School board members don’t work the restocking shift at Walmart. Among the nine current CMS board members, they’ve earned more than 20 post-high-school degrees and certificates. Five don’t appear to be holding down jobs. They can take time to be in schools. Can’t everyone?

So tell them. Can?t everyone?

Tell Trent Merchant, an at-large member. Tell Kaye McGarry, an at-large member. Tell Joe White, an at-large member. Tell Rhonda Lennon, the District 1 member. Tell Richard McElrath, the District 2 member. Tell Joyce Waddell, the District 3 member. Tell Tom Tate, the District 4 member and vice chair of the board. Tell Eric Davis. the District 5 member and chair of the board. Tell Tim Morgan, the District 6 member.
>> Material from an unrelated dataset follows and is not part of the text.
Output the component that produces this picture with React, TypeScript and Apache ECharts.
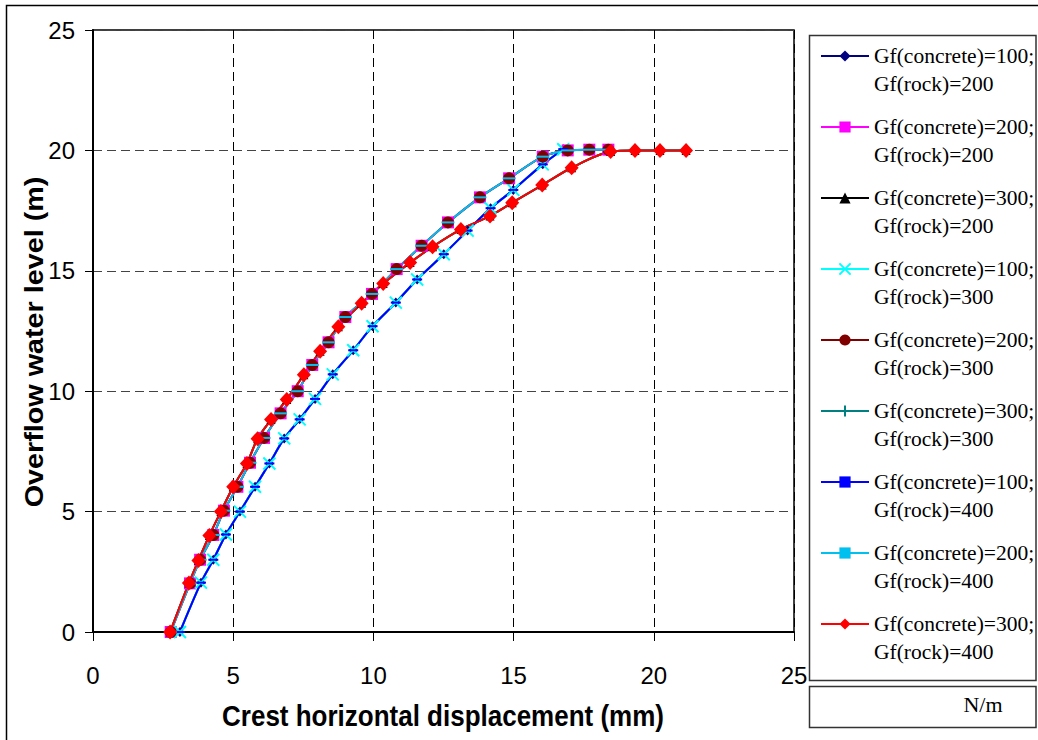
import React, { useEffect, useRef } from "react";
import * as echarts from "echarts";

// Group Gf(concrete)=100 (rock 200 / 300 / 400 curves coincide)
const dispC100 = [3.1, 3.85, 4.29, 4.74, 5.24, 5.78, 6.29, 6.82, 7.37, 7.92, 8.55, 9.28, 9.97, 10.8, 11.56, 12.51, 13.36, 14.18, 14.99, 16.04, 16.77];
const levelC100 = [0, 2.05, 3, 4.05, 5, 6.03, 7, 8.04, 8.83, 9.68, 10.7, 11.7, 12.7, 13.68, 14.64, 15.69, 16.67, 17.6, 18.36, 19.42, 20.05];

// Group Gf(concrete)=200
const dispC200 = [2.77, 3.46, 3.82, 4.29, 4.67, 5.15, 5.6, 6.1, 6.69, 7.3, 7.82, 8.4, 9.0, 9.95, 10.83, 11.72, 12.66, 13.8, 14.84, 16.04, 16.93, 17.7, 18.38];
const levelC200 = [0, 2.02, 3, 4.03, 5.04, 6.03, 7.03, 8.06, 9.08, 10, 11.09, 12.03, 13.08, 14.04, 15.07, 16.04, 17.01, 18.05, 18.84, 19.74, 20, 20.03, 20.03];

// Group Gf(concrete)=300
const dispC300 = [2.75, 3.42, 3.76, 4.15, 4.56, 5.0, 5.49, 5.87, 6.35, 6.91, 7.52, 8.1, 8.75, 9.58, 10.35, 11.31, 12.11, 13.12, 14.16, 14.95, 16.02, 17.07, 18.46, 19.33, 20.22, 21.15];
const levelC300 = [0, 2.03, 2.97, 4.01, 5.0, 6.03, 7.0, 8.03, 8.82, 9.66, 10.68, 11.66, 12.68, 13.65, 14.47, 15.34, 16.0, 16.72, 17.28, 17.83, 18.56, 19.28, 19.95, 20, 20, 20];

const seriesNames = [
  "Gf(concrete)=100; Gf(rock)=200",
  "Gf(concrete)=200; Gf(rock)=200",
  "Gf(concrete)=300; Gf(rock)=200",
  "Gf(concrete)=100; Gf(rock)=300",
  "Gf(concrete)=200; Gf(rock)=300",
  "Gf(concrete)=300; Gf(rock)=300",
  "Gf(concrete)=100; Gf(rock)=400",
  "Gf(concrete)=200; Gf(rock)=400",
  "Gf(concrete)=300; Gf(rock)=400",
];

const axisTicks = [0, 5, 10, 15, 20, 25];

const X_PATH = "path://M0,0L10,10M10,0L0,10";
const PLUS_PATH = "path://M5,0L5,10M0,5L10,5";
const DASH_PATH = "path://M0,0H10V4H0Z";

function pairs(xs: number[], ys: number[]) {
  return xs.map((x, i) => [x, ys[i]]);
}

export default function App() {
  const ref = useRef<HTMLDivElement>(null);

  useEffect(() => {
    if (!ref.current) return;
    const chart = echarts.init(ref.current, null, { renderer: "svg" });

    const styles: any[] = [
      { data: pairs(dispC100, levelC100), color: "#000080", symbol: "diamond", size: [9, 10] },
      { data: pairs(dispC200, levelC200), color: "#FF00FF", symbol: "rect", size: 12 },
      { data: pairs(dispC300, levelC300), color: "#000000", symbol: "triangle", size: 9 },
      { data: pairs(dispC100, levelC100), color: "#00FFFF", symbol: X_PATH, size: 12, stroke: true },
      { data: pairs(dispC200, levelC200), color: "#800000", symbol: "circle", size: 12 },
      { data: pairs(dispC300, levelC300), color: "#008080", symbol: PLUS_PATH, size: 11, stroke: true },
      { data: pairs(dispC100, levelC100), color: "#0000FF", symbol: DASH_PATH, size: [10, 5] },
      { data: pairs(dispC200, levelC200), color: "#00C0F0", symbol: DASH_PATH, size: [13, 5] },
      { data: pairs(dispC300, levelC300), color: "#FF0000", symbol: "diamond", size: [14, 15] },
    ];

    const series = styles.map((s, i) => ({
      type: "line",
      name: seriesNames[i],
      data: s.data,
      smooth: 0.3,
      symbol: s.symbol,
      symbolSize: s.size,
      symbolKeepAspect: true,
      showAllSymbol: true,
      lineStyle: { color: s.color, width: 2 },
      itemStyle: s.stroke
        ? { color: s.color, borderColor: s.color, borderWidth: 2 }
        : { color: s.color, borderWidth: 0 },
      emphasis: { disabled: true },
    }));

    const labelFont = { fontFamily: "Liberation Sans", fontSize: 24, color: "#000" };

    chart.setOption({
      animation: false,
      backgroundColor: "#fff",
      grid: {
        left: 93,
        top: 30,
        right: 244,
        bottom: 108,
        show: true,
        borderColor: "#000",
        borderWidth: 1.5,
        backgroundColor: "transparent",
      },
      xAxis: {
        type: "value",
        min: axisTicks[0],
        max: axisTicks[axisTicks.length - 1],
        interval: 5,
        axisLine: { show: true, onZero: false, lineStyle: { color: "#000", width: 2 } },
        axisTick: { show: true, inside: false, length: 9, lineStyle: { color: "#000", width: 1 } },
        axisLabel: { ...labelFont, margin: 31, showMaxLabel: true, showMinLabel: true },
        splitLine: { show: true, lineStyle: { color: "#000", width: 1, type: [9, 5] } },
      },
      yAxis: {
        type: "value",
        min: axisTicks[0],
        max: axisTicks[axisTicks.length - 1],
        interval: 5,
        axisLine: { show: true, onZero: false, lineStyle: { color: "#000", width: 2 } },
        axisTick: { show: true, inside: false, length: 8, lineStyle: { color: "#000", width: 1 } },
        axisLabel: { ...labelFont, margin: 18 },
        splitLine: { show: true, lineStyle: { color: "#444", width: 1, type: [9, 5] } },
      },
      legend: {
        orient: "vertical",
        left: 820,
        top: 14,
        padding: 0,
        itemWidth: 48,
        itemHeight: 14,
        itemGap: -13,
        selectedMode: false,
        data: seriesNames,
        formatter: (name: string) => "\n" + name.replace("; ", ";\n"),
        textStyle: {
          fontFamily: "Liberation Serif",
          fontSize: 21.5,
          lineHeight: 28,
          color: "#000",
        },
      },
      graphic: [
        {
          type: "rect",
          z: -10,
          shape: { x: 6.5, y: 5.5, width: 1040, height: 740 },
          style: { fill: "none", stroke: "#000", lineWidth: 1.5 },
        },
        {
          type: "rect",
          shape: { x: 809.5, y: 35.5, width: 226.5, height: 645 },
          style: { fill: "none", stroke: "#333", lineWidth: 1.5 },
        },
        {
          type: "rect",
          shape: { x: 809.5, y: 686.5, width: 226.5, height: 41 },
          style: { fill: "none", stroke: "#333", lineWidth: 1.5 },
        },
        {
          type: "text",
          x: 983,
          y: 704,
          style: {
            text: "N/m",
            fontFamily: "Liberation Serif",
            fontSize: 22,
            fill: "#000",
            align: "center",
            verticalAlign: "middle",
          },
        },
        {
          type: "text",
          x: 443,
          y: 716,
          scaleY: 1.12,
          style: {
            text: "Crest horizontal displacement (mm)",
            fontFamily: "Liberation Sans",
            fontSize: 26,
            fontWeight: "bold",
            fill: "#000",
            align: "center",
            verticalAlign: "middle",
          },
        },
        {
          type: "text",
          x: 35,
          y: 342,
          rotation: Math.PI / 2,
          scaleX: 1.15,
          style: {
            text: "Overflow water level (m)",
            fontFamily: "Liberation Sans",
            fontSize: 25,
            fontWeight: "bold",
            fill: "#000",
            align: "center",
            verticalAlign: "middle",
          },
        },
      ],
      series,
    });

    return () => chart.dispose();
  }, []);

  return (
    <div
      ref={ref}
      style={{ position: "fixed", left: 0, top: 0, width: 1038, height: 740, background: "#fff" }}
    />
  );
}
The above is a silly exercise. Many thousands of the parents that the school board needs to hear from may not even have e-mail. Or they are so miffed from being not being welcomed at their child’s school that they wouldn’t write a letter to any school board member. Or they remain angry about the lousy education that THEY received from CMS. Indeed, the ill will toward the system harbored by Mecklenburg residents who did not in the past receive a quality education here may be one of the most difficult and unaddressed problems that CMS faces.

Some CMS school board members reach out to these very parents. They don’t set up forums; they go individually to places where the parents already are. Their job is to listen. And they do. May their number on the board increase.